The data, compiled by the Washington-based Institute of International Finance (IIF), showed a surge of flows to China and Russia in the final months of 2004, largely reflecting the dollar’s fall. The IIF forecasts that, despite slower growth in the world economy and in emerging market economies, net flows will remain robust and will maintain almost the same level in 2005 as they did in 2004.

The IIF projections reflect the view that the US economy will grow 3.4% this year, down from 4.4% in 2003, and that emerging market real GDP will grow by an average 5.4% in 2005, after an estimated 6.3% last year. IIF managing director Charles Dallara noted, however, several downside risks, which include a sharper-than-anticipated rise in US interest rates, disruptive exchange rate movements, a rise in negative investment sentiment stemming from concerns over global imbalances, as well as geopolitical risks.
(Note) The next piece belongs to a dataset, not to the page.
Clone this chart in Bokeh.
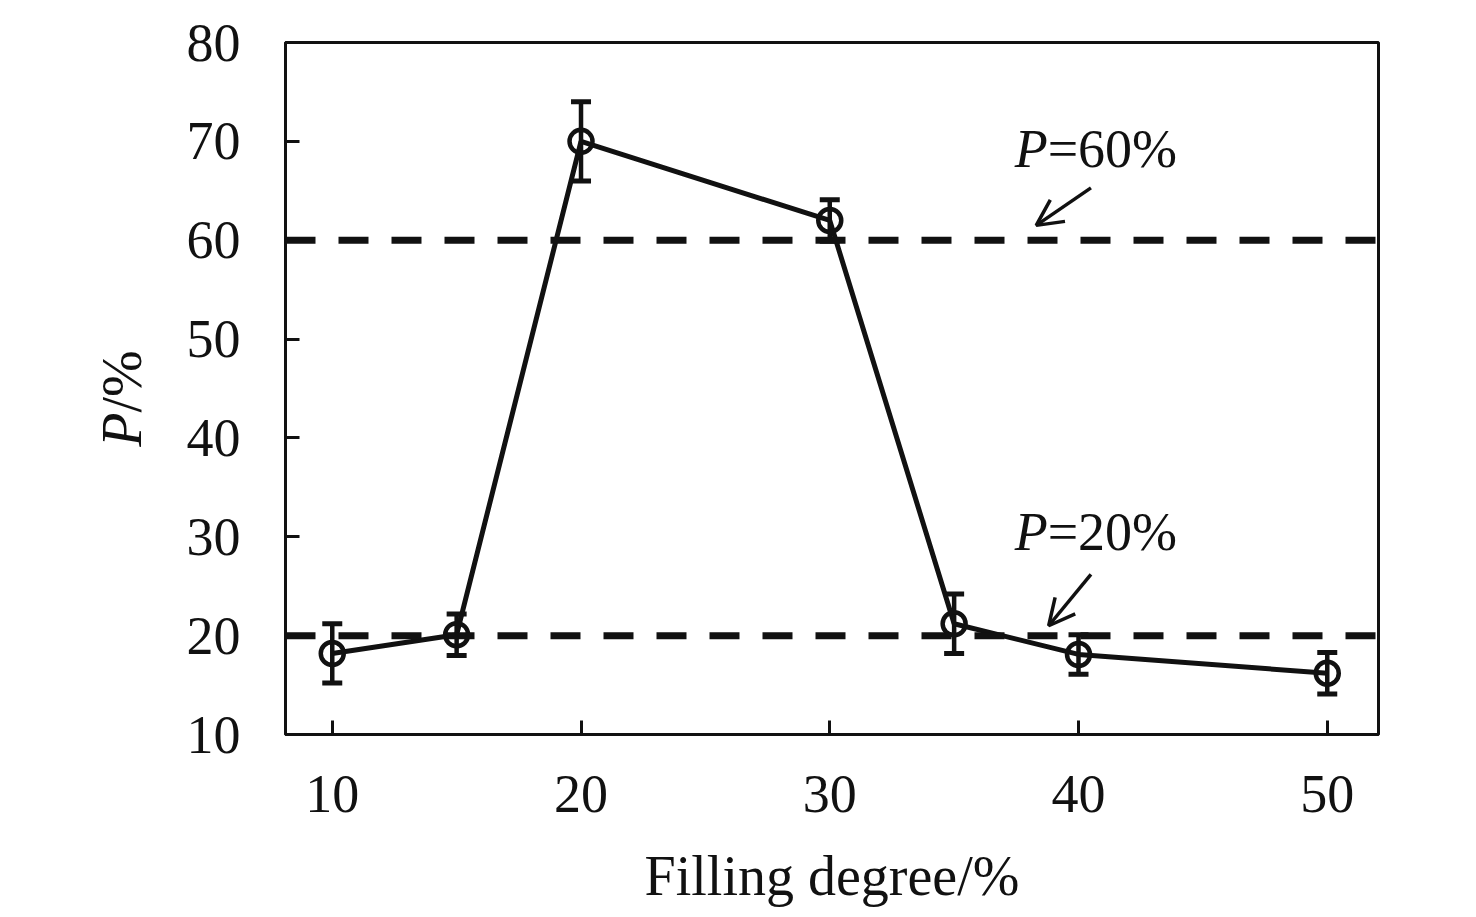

In 2004, net private equity investment, both direct and portfolio, rose sharply to $165bn and a further advance to $177bn is projected this year. Commercial bank net lending also moved up sharply, almost doubling to $49bn with $42bn projected this year. Emerging Europe is set to account for more than last year’s total of $29bn in 2005 but China is expected to decline to less than $12bn ($33bn in 2004).

Repayments to official institutions such as the International Monetary Fund (IMF) are set to rise rapidly this year, almost doubling to $36bn. The three largest recipients of IMF funding, Argentina, Brazil and Turkey, are expected to make total repayments of $13bn this year, double those of 2004.

The net flows for 2004 of $279bn are the highest since 1997. IIF vice-chairman William Rhodes says this reflects growing investor confidence in the improved performance of important emerging market economies.